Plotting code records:

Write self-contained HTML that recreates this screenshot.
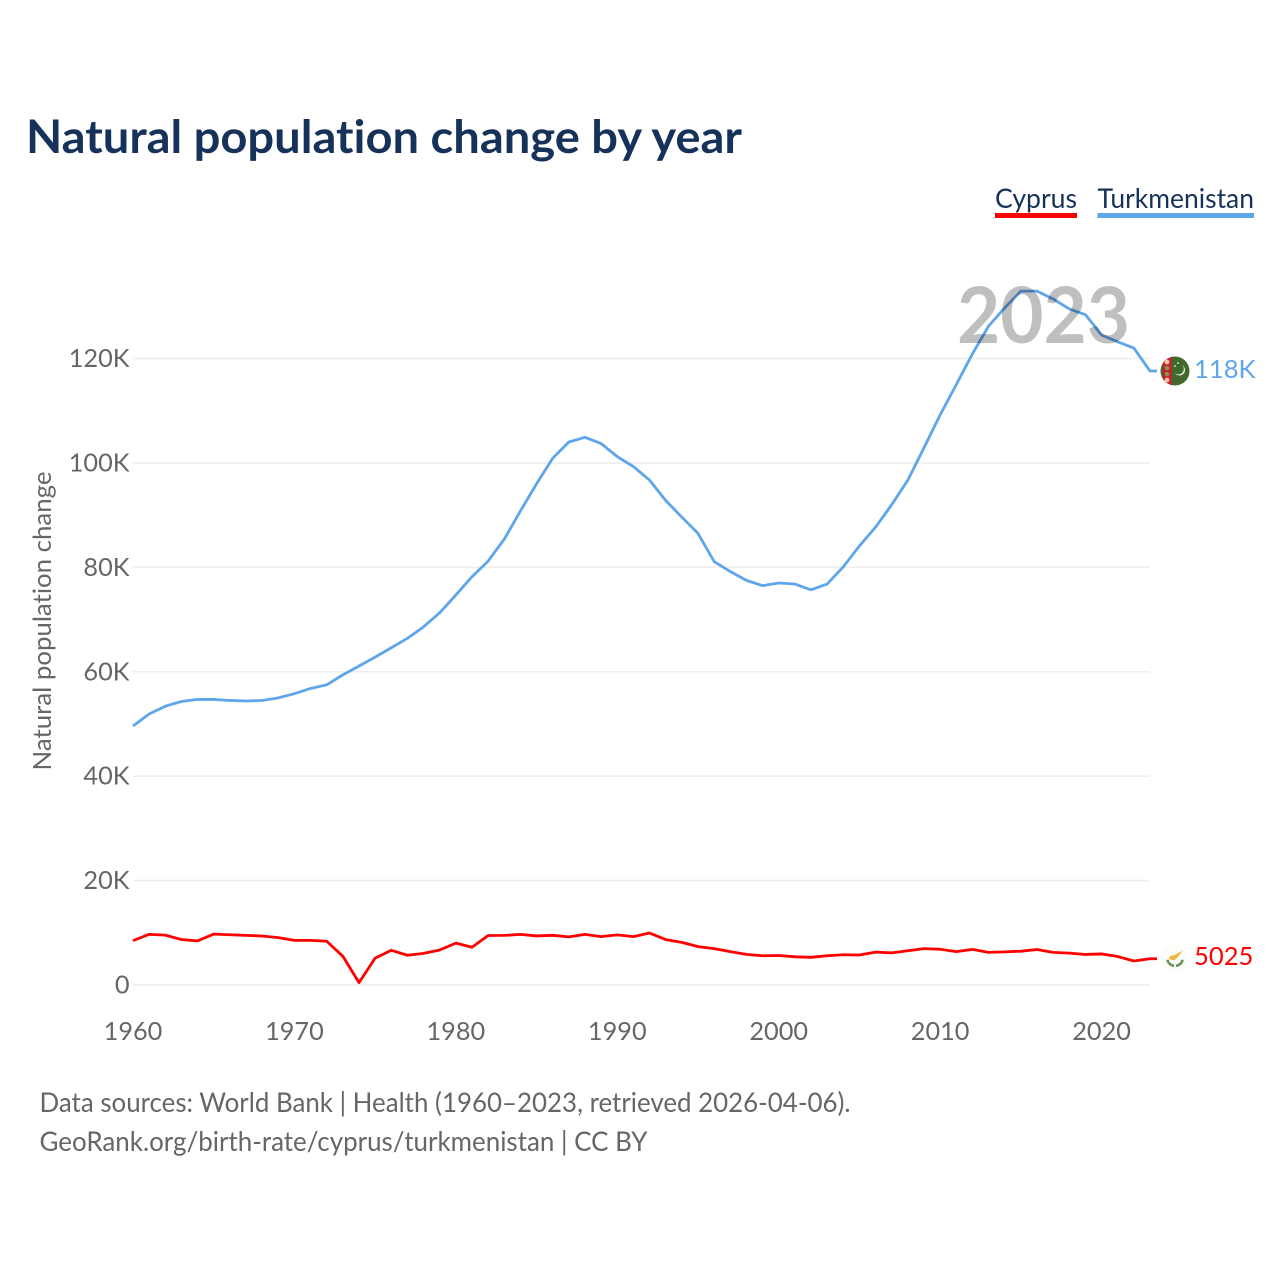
<!DOCTYPE html>
<html lang="en">
<head>
<meta charset="utf-8">
<title>Natural population change by year</title>
<style>
html,body{margin:0;padding:0;background:#fff;}
svg{display:block;}
text{font-family:"Lato","Carlito","Liberation Sans",sans-serif;font-variant-ligatures:none;}
</style>
</head>
<body>
<svg id="chart" xmlns="http://www.w3.org/2000/svg" width="1280" height="1280" viewBox="0 0 1280 1280">
  <rect width="1280" height="1280" fill="#fff"/>
  <text x="26" y="153" font-size="46" font-weight="700" fill="#17325a" textLength="716" lengthAdjust="spacingAndGlyphs">Natural population change by year</text>

  <g>
    <g>
      <text x="995" y="208" font-size="27" fill="#17325a" textLength="82" lengthAdjust="spacingAndGlyphs">Cyprus</text>
      <rect x="995" y="213" width="82" height="5" fill="#ff0000"/>
    </g>
    <g>
      <text x="1097.5" y="208" font-size="27" fill="#17325a" textLength="156.5" lengthAdjust="spacingAndGlyphs">Turkmenistan</text>
      <rect x="1097.5" y="213" width="156.5" height="5" fill="#5fa5ec"/>
    </g>
  </g>

  <g id="grid"></g>
  <g id="yticks"></g>
  <g id="xticks"></g>
  <text transform="translate(51,770.5) rotate(-90)" font-size="25" fill="#666" textLength="299" lengthAdjust="spacingAndGlyphs">Natural population change</text>

  <g id="series"></g>

  <text x="957" y="343" font-size="78" font-weight="700" fill="#000" fill-opacity="0.25" textLength="173" lengthAdjust="spacingAndGlyphs">2023</text>

  <g id="flag-tm">
    <clipPath id="tm-clip"><circle r="14.5"/></clipPath>
    <g clip-path="url(#tm-clip)">
      <rect x="-15" y="-15" width="30" height="30" fill="#41692b"/>
      <rect x="-12" y="-15" width="8.5" height="30" fill="#d01c2c"/>
      <circle cx="-8" cy="-9" r="2.4" fill="#f2c9a0"/>
      <circle cx="-8" cy="-3" r="2.2" fill="#7f9a5a"/>
      <circle cx="-8" cy="3" r="2.2" fill="#7f9a5a"/>
      <circle cx="-8" cy="9" r="2.4" fill="#f2c9a0"/>
      <path d="M7 -6 A5.5 5.5 0 1 1 0 2 A4.5 4.5 0 1 0 7 -6 Z" fill="#e8eee0"/>
      <circle cx="0" cy="-5" r="0.9" fill="#e8eee0"/>
      <circle cx="3" cy="-8" r="0.9" fill="#e8eee0"/>
    </g>
  </g>
  <g id="flag-cy">
    <circle r="14.5" fill="#fbfdfb"/>
    <path d="M-6 -1 C-4 -4 -2 -3 0 -4 C2 -5 5 -7 8 -8 C5 -5 3 -1 0 1 C-3 2 -6 1 -6 -1 Z" fill="#eeb93f"/>
    <path d="M-7.5 1 C-7 5 -3 7 -1 7" fill="none" stroke="#6f8f4e" stroke-width="2.6"/>
    <path d="M7.5 1 C7 5 3 7 1 7" fill="none" stroke="#6f8f4e" stroke-width="2.6"/>
  </g>
  <g id="endlabels"></g>

  <text x="39.5" y="1112" font-size="27" fill="#666" textLength="811" lengthAdjust="spacingAndGlyphs">Data sources: World Bank | Health (1960–2023, retrieved 2026-04-06).</text>
  <text x="39.5" y="1151" font-size="27" fill="#666" textLength="608" lengthAdjust="spacingAndGlyphs">GeoRank.org/birth-rate/cyprus/turkmenistan | CC BY</text>
</svg>
<script>
const startYear = 1960;
const endYear = 2023;
const yTickValues = [0, 20000, 40000, 60000, 80000, 100000, 120000];
const yTickLabels = ["0", "20K", "40K", "60K", "80K", "100K", "120K"];
const xTickYears = [1960, 1970, 1980, 1990, 2000, 2010, 2020];
const cyprusValues = [8500, 9700, 9560, 8700, 8450, 9750, 9620, 9500, 9380, 9080, 8550, 8550, 8380, 5500, 450, 5150, 6650, 5700, 6050, 6700, 8020, 7230, 9480, 9500, 9700, 9400, 9520, 9220, 9700, 9260, 9600, 9260, 9950, 8700, 8170, 7350, 6960, 6390, 5870, 5600, 5650, 5400, 5300, 5600, 5800, 5750, 6300, 6150, 6570, 6960, 6850, 6400, 6830, 6250, 6350, 6480, 6800, 6250, 6100, 5850, 5950, 5450, 4600, 5025];
const turkmenistanValues = [49600, 51900, 53400, 54300, 54700, 54700, 54500, 54400, 54500, 55000, 55800, 56800, 57500, 59400, 61100, 62800, 64600, 66400, 68600, 71300, 74700, 78200, 81200, 85400, 90800, 96000, 100900, 104000, 104900, 103700, 101200, 99300, 96700, 92800, 89600, 86500, 81100, 79200, 77500, 76500, 77000, 76800, 75700, 76800, 80100, 84100, 87700, 92000, 96700, 102900, 109200, 115000, 120900, 126200, 129700, 132900, 132900, 131400, 129500, 128400, 124500, 123200, 122000, 117600];
const endLabels = ["5025", "118K"];

const SVG_NS = "http://www.w3.org/2000/svg";
function x(year) { return 133 + (year - startYear) * (1150 - 133) / (endYear - startYear); }
function y(value) { return 985 - value * (985 - 358.5) / 120000; }
function make(tag, attrs, parent) {
  const el = document.createElementNS(SVG_NS, tag);
  for (const k in attrs) el.setAttribute(k, attrs[k]);
  parent.appendChild(el);
  return el;
}

const grid = document.getElementById("grid");
const yticks = document.getElementById("yticks");
yTickValues.forEach(function (v, i) {
  const line = make("line", { x1: 133, x2: 1150, y1: y(v), y2: y(v), stroke: "#eeeeee", "stroke-width": 1.6 }, grid);
  
  
  const t = make("text", { x: 129.5, y: y(v) + 8.5, "font-size": 25.3, fill: "#666", "text-anchor": "end" }, yticks);
  
  
  t.textContent = yTickLabels[i];
});

const xticks = document.getElementById("xticks");
xTickYears.forEach(function (yr) {
  const t = make("text", { x: x(yr), y: 1040, "font-size": 25.3, fill: "#666", "text-anchor": "middle" }, xticks);
  
  
  t.textContent = yr;
});

function linePath(values) {
  let d = values.map(function (v, i) {
    return (i ? "L" : "M") + x(startYear + i).toFixed(2) + " " + y(v).toFixed(2);
  }).join(" ");
  d += " L1157 " + y(values[values.length - 1]).toFixed(2);
  return d;
}
const series = document.getElementById("series");
const cyprusLine = make("path", { d: linePath(cyprusValues), fill: "none", stroke: "#ff0000", "stroke-width": 2.8, "stroke-linejoin": "round" }, series);


const turkmenistanLine = make("path", { d: linePath(turkmenistanValues), fill: "none", stroke: "#5fa5ec", "stroke-width": 2.8, "stroke-linejoin": "round" }, series);



const lastCy = y(cyprusValues[cyprusValues.length - 1]);
const lastTm = y(turkmenistanValues[turkmenistanValues.length - 1]);
document.getElementById("flag-tm").setAttribute("transform", "translate(1175," + lastTm + ")");
document.getElementById("flag-cy").setAttribute("transform", "translate(1175," + lastCy + ")");

const endlabels = document.getElementById("endlabels");
const cyLabel = make("text", { x: 1194, y: lastCy + 6, "font-size": 25.6, fill: "#ff0000" }, endlabels);


cyLabel.textContent = endLabels[0];
const tmLabel = make("text", { x: 1194, y: lastTm + 7, "font-size": 25.6, fill: "#5fa5ec" }, endlabels);


tmLabel.textContent = endLabels[1];
</script>
</body>
</html>
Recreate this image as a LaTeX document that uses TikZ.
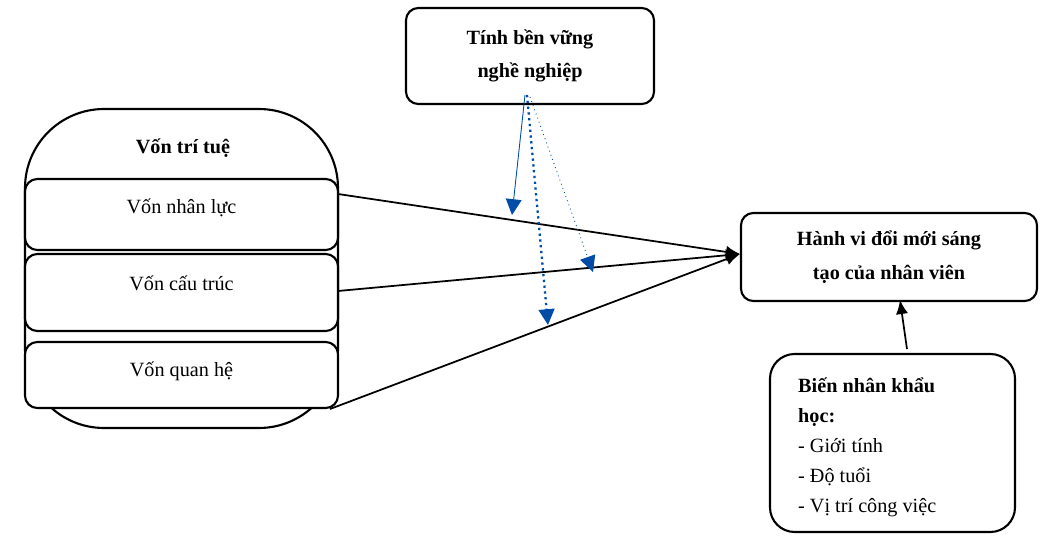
\documentclass[tikz,border=0pt]{standalone}
\usepackage{fontspec}
\setmainfont{Liberation Serif}
\usetikzlibrary{arrows.meta}
\tikzset{
  box/.style={draw,line width=1.2pt,rounded corners=7pt,inner sep=0pt},
  link/.style={line width=1pt,-{Latex[length=8pt,width=7pt]}},
  blue link/.style={color=blue!50!black!70!cyan,-{Triangle[length=9pt,width=9pt]}}
}
\begin{document}
\begin{tikzpicture}[x=0.02cm,y=-0.02cm,font=\fontsize{11.5}{15}\selectfont]
                \useasboundingbox (0,0) rectangle (1046,537);
                % khung lon
                \draw[line width=1.2pt,rounded corners=45pt] (25,109) rectangle (338,428);
                \node[font=\fontsize{11.5}{15}\selectfont\bfseries] (vtt) at (183,148) {Vốn trí tuệ};
                \foreach \n/\t/\b/\s in {nl/179/250/Vốn nhân lực,ct/254/331/Vốn cấu trúc,qh/342/408/Vốn quan hệ}
                {
                \node[box,minimum width=313*0.02cm,minimum height={(\b-\t)*0.02cm},fill=white] (\n) at (181.5,{(\t+\b)/2}) {};
                \node (\n t) at (181.5,{\t+29}) {\s};
                }
                
                \node[box,minimum width=248*0.02cm,minimum height=96*0.02cm,align=center,font=\fontsize{11.5}{19}\selectfont\bfseries] (bv) at (530,56) {Tính bền vững\\nghề nghiệp};
                \node[box,minimum width=296*0.02cm,minimum height=88*0.02cm,align=center,font=\fontsize{11.5}{19}\selectfont\bfseries] (hv) at (889,257) {Hành vi đổi mới sáng\\tạo của nhân viên};
                \node[box,rounded corners=14pt,minimum width=245*0.02cm,minimum height=178*0.02cm] (bn) at (892.5,443) {};
                \node[anchor=north west,align=left,font=\fontsize{11.5}{17}\selectfont] (bnt) at (792,372) {\textbf{Biến nhân khẩu}\\\textbf{học:}\\- Giới tính\\- Độ tuổi\\- Vị trí công việc};
                
                \coordinate (hvin) at (740,254);
                \draw[link] (338,194) -- (hvin);
                \draw[link] (338,291) -- (hvin);
                \draw[link] (330,409) -- (hvin);
                \draw[link] (907,349) -- (900,300);
                
                \draw[blue link,line width=0.5pt] (525,95) -- (512,215);
                \draw[blue link,line width=1.3pt,dotted] (527,95) -- (548,325);
                \draw[blue link,line width=0.5pt,dotted] (530,97) -- (593,272);
            \end{tikzpicture}
\end{document}
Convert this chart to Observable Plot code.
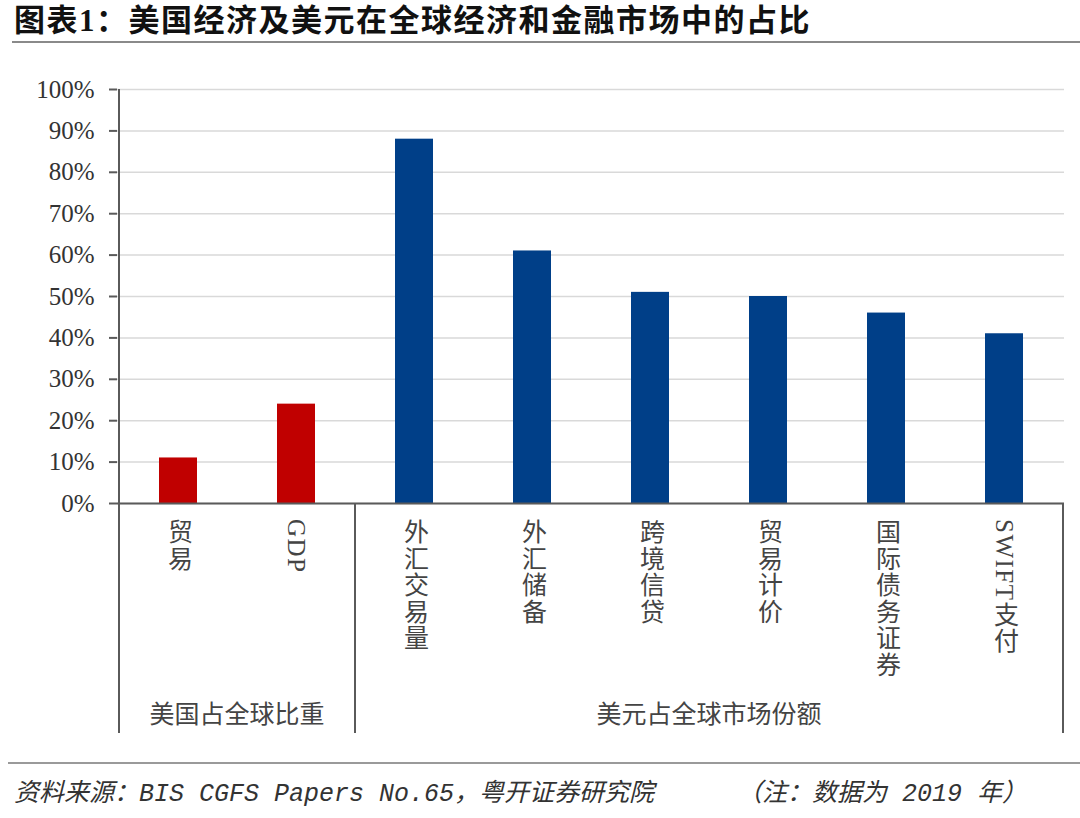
<!DOCTYPE html>
<html><head><meta charset="utf-8">
<script src="https://cdn.jsdelivr.net/npm/d3@7"></script>
<script src="https://cdn.jsdelivr.net/npm/@observablehq/plot@0.6"></script>
<style>
html,body{margin:0;padding:0;background:#fff;width:1080px;height:818px;overflow:hidden;}
#title{position:absolute;left:14px;top:3px;font-weight:bold;font-size:31px;font-family:"Liberation Serif","Noto Sans CJK SC",serif;letter-spacing:1.5px;color:#111;white-space:nowrap;line-height:36px}
#tline{position:absolute;left:12px;right:0;top:41px;height:0;border-top:2px solid #8a8a8a}
#chart{position:absolute;left:0;top:45px}
#fline{position:absolute;left:8px;right:0;top:762px;height:0;border-top:2px solid #9a9a9a}
.foot{position:absolute;top:780px;font-style:italic;font-size:25px;font-family:"Liberation Mono","Noto Sans CJK SC",monospace;color:#333;white-space:nowrap;line-height:30px}
svg text{font-family:"Liberation Serif","Noto Sans CJK SC",serif;}
</style></head><body>
<div id="title">图表1：美国经济及美元在全球经济和金融市场中的占比</div>
<div id="tline"></div>
<div id="chart"></div>
<div id="fline"></div>
<div class="foot" style="left:14px">资料来源：BIS CGFS Papers No.65，粤开证券研究院</div>
<div class="foot" style="left:737px">（注：数据为 2019 年）</div>
<script>
const categories = ["贸易", "GDP", "外汇交易量", "外汇储备", "跨境信贷", "贸易计价", "国际债务证券", "SWIFT支付"];
const values = [11, 24, 88, 61, 51, 50, 46, 41];
const groupOf = ["美国占全球比重", "美国占全球比重", "美元占全球市场份额", "美元占全球市场份额", "美元占全球市场份额", "美元占全球市场份额", "美元占全球市场份额", "美元占全球市场份额"];
const groupNames = ["美国占全球比重", "美元占全球市场份额"];
const yTicks = [0, 10, 20, 30, 40, 50, 60, 70, 80, 90, 100];

const data = categories.map((c, i) => ({category: c, value: values[i], group: groupOf[i]}));

const FONT = "Liberation Serif, Noto Sans CJK SC, serif";
const AXIS_COLOR = "#5a5a5a";

function groupFrame(index, scales, vals, dims) {
  const x = scales.x;
  const bw = x.bandwidth();
  const step = x(categories[1]) - x(categories[0]);
  const gap = (step - bw) / 2;
  const y0 = dims.height - dims.marginBottom;
  const yTop = dims.marginTop;
  const yBox = y0 + 230;
  const g = d3.create("svg:g");
  const bounds = [];
  groupNames.forEach((name) => {
    const members = categories.filter((c, i) => groupOf[i] === name);
    const left = x(members[0]) - gap;
    const right = x(members[members.length - 1]) + bw + gap;
    bounds.push({name, left, right});
  });
  const edges = [bounds[0].left, ...bounds.map(b => b.right)];
  edges.forEach((ex, k) => {
    g.append("line")
      .attr("x1", ex).attr("x2", ex)
      .attr("y1", k === 0 ? yTop : y0).attr("y2", yBox)
      .attr("stroke", AXIS_COLOR).attr("stroke-width", 2);
  });
  categories.forEach((c) => {
    g.append("text")
      .attr("x", x(c) + bw / 2)
      .attr("y", y0 + 16)
      .attr("text-anchor", "start")
      .attr("font-family", FONT)
      .attr("font-size", 25)
      .attr("fill", "#444")
      .style("writing-mode", "vertical-rl")
      .style("text-orientation", "mixed")
      .style("letter-spacing", "1.5px")
      .text(c);
  });
  bounds.forEach(b => {
    g.append("text")
      .attr("x", (b.left + b.right) / 2)
      .attr("y", y0 + 214)
      .attr("text-anchor", "middle")
      .attr("dominant-baseline", "middle")
      .attr("font-family", FONT)
      .attr("font-size", 25)
      .attr("fill", "#444")
      .text(b.name);
  });
  return g.node();
}

const chart = Plot.plot({
  width: 1080,
  height: 700,
  marginTop: 44,
  marginBottom: 242,
  marginLeft: 117,
  marginRight: 16,
  style: {fontFamily: FONT, background: "#fff"},
  x: {domain: categories, paddingInner: 0.68, paddingOuter: 0.34, axis: null, label: null},
  y: {domain: [0, 100], axis: null, label: null},
  color: {domain: groupNames, range: ["#c00000", "#003f88"]},
  marks: [
    Plot.gridY(yTicks, {stroke: "#d9d9d9", strokeOpacity: 1, strokeWidth: 1.5}),
    Plot.barY(data, {x: "category", y: "value", fill: "group"}),
    Plot.axisY(yTicks, {
      tickFormat: d => d + "%",
      tickSize: 8,
      tickPadding: 15,
      stroke: AXIS_COLOR,
      strokeWidth: 2,
      fontSize: 25,
      fontFamily: FONT,
      fontVariant: "normal",
      fill: "#333",
      label: null
    }),
    Plot.ruleY([0], {stroke: AXIS_COLOR, strokeWidth: 2}),
    groupFrame
  ]
});
document.getElementById("chart").appendChild(chart);
</script>
</body></html>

§ **EXERCISE GOAL**:
Select every line in the records above that contains the word "chart".

§ **RESULT OF THE TASK**:
<svg id="chart" xmlns="http://www.w3.org/2000/svg" width="1280" height="1280" viewBox="0 0 1280 1280">
Convert this chart to Observable Plot code.
#chart{position:absolute;left:0;top:45px}
<div id="chart"></div>
const chart = Plot.plot({
document.getElementById("chart").appendChild(chart);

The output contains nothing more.